The World Tea Expo in Las Vegas has been a phenomenal (and somewhat overwhelming) experience. It will take quite a while for everything to sink in. There were some fascinating trends discussed at the show, and I also learned a lot about just how differently people enjoy their tea.
As I’ve mentioned in the past, I am not a tea Nazi. It matters not to me whether you make your green tea with boiling water, steep your Darjeeling for ten minutes, or whisk your matcha with an electric frother. However you enjoy your tea is the right way for you. Personally, I like my tea steeped much less than most of my friends. A couple of minutes is plenty for most robust black teas in my humble opinion, and I give many of them less than that.
Opening day at the Expo for me was the World Origins Tea Tour. We had presentations from representatives of eight different countries, and tasted teas from each one. The conference organizers were clever enough to put the seminar rooms directly across the hall from the restrooms and give us a 15-minute break between countries. Speaking on behalf of the entire audience, I’d like to give the World Tea Expo a hearty “thank you” for that move! I’d also like to compliment the staff on providing 140 people with 30 different teas to sample and getting them all out to us promptly, and prepared perfectly. In case you didn’t do the math in your head on that previous sentence, they served 4,200 cups of tea at the right temperature with both dry and wet leaves to pass around the table. That’s pretty darned impressive.
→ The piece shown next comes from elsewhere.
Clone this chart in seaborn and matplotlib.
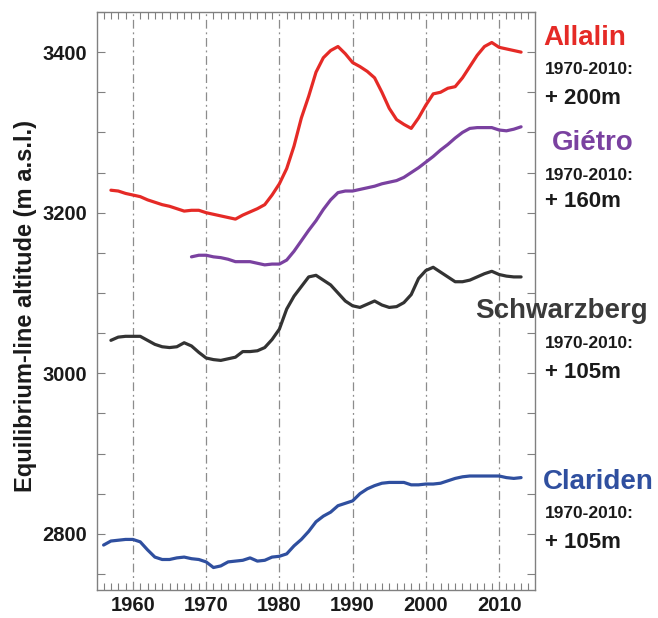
import numpy as np
import pandas as pd
import matplotlib
matplotlib.use("Agg")
import matplotlib.pyplot as plt
from matplotlib.ticker import MultipleLocator
import seaborn as sns

# ---------------- data ----------------
allalin_years = list(range(1957, 2014))
allalin_ela = [3228, 3227, 3224, 3222, 3220, 3216, 3213, 3210, 3208, 3205,
               3202, 3203, 3203, 3200, 3198, 3196, 3194, 3192, 3197, 3201,
               3205, 3210, 3222, 3236, 3255, 3283, 3318, 3345, 3375, 3393,
               3402, 3407, 3398, 3387, 3382, 3376, 3368, 3350, 3330, 3316,
               3310, 3305, 3318, 3334, 3348, 3350, 3355, 3357, 3368, 3382,
               3396, 3407, 3412, 3406, 3404, 3402, 3400]

gietro_years = list(range(1968, 2014))
gietro_ela = [3145, 3147, 3147, 3145, 3144, 3142, 3139, 3139, 3139, 3137,
              3135, 3136, 3136, 3141, 3152, 3165, 3178, 3190, 3204, 3216,
              3225, 3227, 3227, 3229, 3231, 3233, 3236, 3238, 3240, 3244,
              3250, 3256, 3263, 3270, 3278, 3285, 3293, 3300, 3305, 3306,
              3306, 3306, 3303, 3302, 3304, 3307]

schwarzberg_years = list(range(1957, 2014))
schwarzberg_ela = [3041, 3045, 3046, 3046, 3046, 3041, 3036, 3033, 3032, 3033,
                   3038, 3034, 3026, 3019, 3017, 3016, 3018, 3020, 3027, 3027,
                   3028, 3032, 3042, 3055, 3080, 3096, 3108, 3120, 3122, 3116,
                   3110, 3100, 3090, 3084, 3082, 3086, 3090, 3085, 3082, 3083,
                   3088, 3098, 3118, 3128, 3132, 3126, 3120, 3114, 3114, 3116,
                   3120, 3124, 3127, 3123, 3121, 3120, 3120]

clariden_years = list(range(1956, 2014))
clariden_ela = [2786, 2791, 2792, 2793, 2793, 2790, 2780, 2771, 2768, 2768,
                2770, 2771, 2769, 2768, 2765, 2758, 2760, 2765, 2766, 2767,
                2770, 2766, 2767, 2771, 2772, 2775, 2785, 2793, 2803, 2815,
                2822, 2827, 2835, 2838, 2841, 2850, 2856, 2860, 2863, 2864,
                2864, 2864, 2861, 2861, 2862, 2862, 2863, 2866, 2869, 2871,
                2872, 2872, 2872, 2872, 2872, 2870, 2869, 2870]

glaciers = ["Allalin", "Giétro", "Schwarzberg", "Clariden"]
changes = ["+ 200m", "+ 160m", "+ 105m", "+ 105m"]
period_label = "1970-2010:"
x_ticks = [1960, 1970, 1980, 1990, 2000, 2010]
y_ticks = [2800, 3000, 3200, 3400]

colors = {"Allalin": "#e52a26", "Giétro": "#7a41a0",
          "Schwarzberg": "#333333", "Clariden": "#2f4f9f"}
label_colors = {"Allalin": "#e52a26", "Giétro": "#7a41a0",
                "Schwarzberg": "#3a3a3a", "Clariden": "#2f4f9f"}

frames = []
for name, yrs, vals in [("Allalin", allalin_years, allalin_ela),
                        ("Giétro", gietro_years, gietro_ela),
                        ("Schwarzberg", schwarzberg_years, schwarzberg_ela),
                        ("Clariden", clariden_years, clariden_ela)]:
    frames.append(pd.DataFrame({"year": yrs, "ela": vals, "glacier": name}))
df = pd.concat(frames, ignore_index=True)

# ---------------- plot ----------------
sns.set_style("white")
plt.rcParams["font.family"] = ["Liberation Sans", "DejaVu Sans"]
plt.rcParams["font.weight"] = "bold"

fig = plt.figure(figsize=(6.58, 6.18), dpi=100)
ax = fig.add_axes([97 / 658, 1 - 590 / 618, (535 - 97) / 658, (590 - 12) / 618])

sns.lineplot(data=df, x="year", y="ela", hue="glacier", palette=colors,
             hue_order=glaciers, linewidth=2.3, legend=False, ax=ax)

ax.set_xlim(1955.1, 2014.9)
ax.set_ylim(2730, 3450)
ax.set_xticks(x_ticks)
ax.set_yticks(y_ticks)
ax.xaxis.set_minor_locator(MultipleLocator(1))
ax.yaxis.set_minor_locator(MultipleLocator(50))

spine_col = "#808080"
for s in ax.spines.values():
    s.set_color(spine_col)
    s.set_linewidth(1.0)
    s.set_visible(True)

ax.tick_params(axis="both", which="both", direction="in", colors=spine_col,
               top=True, right=True, bottom=True, left=True)
ax.tick_params(axis="x", which="major", length=0, labelsize=14.5,
               labelcolor="#1a1a1a", pad=4)
ax.tick_params(axis="x", which="minor", length=5, width=0.8)
ax.tick_params(axis="y", which="major", length=6, width=0.8, labelsize=14.5,
               labelcolor="#1a1a1a", pad=7)
ax.tick_params(axis="y", which="minor", length=6, width=0.8)
for lab in ax.get_xticklabels() + ax.get_yticklabels():
    lab.set_fontweight("bold")

for xv in x_ticks:
    ax.axvline(xv, color="#8c8c8c", linestyle=(0, (7, 3, 1.5, 3)),
               linewidth=0.9, zorder=0)

ax.set_xlabel("")
ax.set_ylabel("Equilibrium-line altitude (m a.s.l.)", fontsize=17,
              fontweight="bold", color="#1a1a1a")
ax.yaxis.set_label_coords(-0.137, 0.491)

# right-hand annotations (figure pixel coords converted)
def fx(px):
    return px / 658

def fy(py):
    return 1 - py / 618

label_pos = [(585, 38, 70, 98), (593, 143, 175, 201),
             (561, 311, 343, 372), (598, 482, 514, 543)]
for name, chg, (cx, yn, yp, yc) in zip(glaciers, changes, label_pos):
    fig.text(fx(cx), fy(yn), name, color=label_colors[name], fontsize=20,
             fontweight="bold", ha="center", va="center")
    fig.text(fx(545), fy(yp), period_label, color="#1a1a1a", fontsize=12.5,
             fontweight="bold", ha="left", va="center")
    fig.text(fx(545), fy(yc), chg, color="#1a1a1a", fontsize=16,
             fontweight="bold", ha="left", va="center")

fig.savefig("out.png", dpi=100)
The audience members at the World Origins Tea Tour asked lots of questions, and many of them were about how the presenters preferred to make their tea. The first country presented was China, and the speaker said that he rarely steeped tea for himself more than about 30 seconds. I’ve been known to steep a nice aged pu-erh (or pu’er or puer or puerh or…) for 30 seconds, but have never actually tried such short steep times on other teas. He drove me to experiment. He also drove me to ask more questions around the show floor.
I came across a brochure that said the traditional way to prepare pu-erh tea was a ten-second “wash” (rinse the leaves in hot water and discard the water) followed by a twenty to thirty-second steep. I also came across a company that was handing out samples of some beautifully packaged single-serving pu-erh discs. The samples suggested a four-second steep time. Yes, I said four seconds. I asked the woman running the booth if that was right, and she said it was. She placed some tea leaves in the infuser of a glass teapot and poured boiling water through the infuser into the pot. The total steep time of the tea was the few seconds it took for the water to drain through the slits in the glass. She poured some for us, and it had plenty of flavor: rich and complex without being overwhelming.
A whole new world has opened to me. I’m going to be playing around quite a bit with über-short steeping times to see what I get. I’m anxious to get back to the Tea Bar and experiment with some of my friends.
As a side note, by the way, we were staying in the LVH (formerly known as the Las Vegas Hilton) in the block of rooms reserved for the Tea Expo. As with my previous experience at Bally’s, the front desk refused to provide any means of heating water in the room so that I could make my own tea. I went to the front desk and asked to speak to the manager. I explained that if their hotel was hosting the WorldTea Expo, they really should let us make tea. He explained that we could rent water heaters, but they only had two, and it cost twice as much to rent one as it would cost to run out to the store and buy one.
Unlike Bally’s, however, the LVH manager said that I could call room service and request hot water a few times a day if I wished. They would rush it up to the room at no charge and do their best to keep it hot. That still leaves them a notch below every cheap motel in Montana (which all provide free coffeemakers and wi-fi), but several notches above Bally’s. I know the decision not to offer a microwave in the room was made way above this manager’s pay grade, so I don’t blame him for the situation. In fact, I’d like to offer him a hearty thank-you for his exemplary customer service.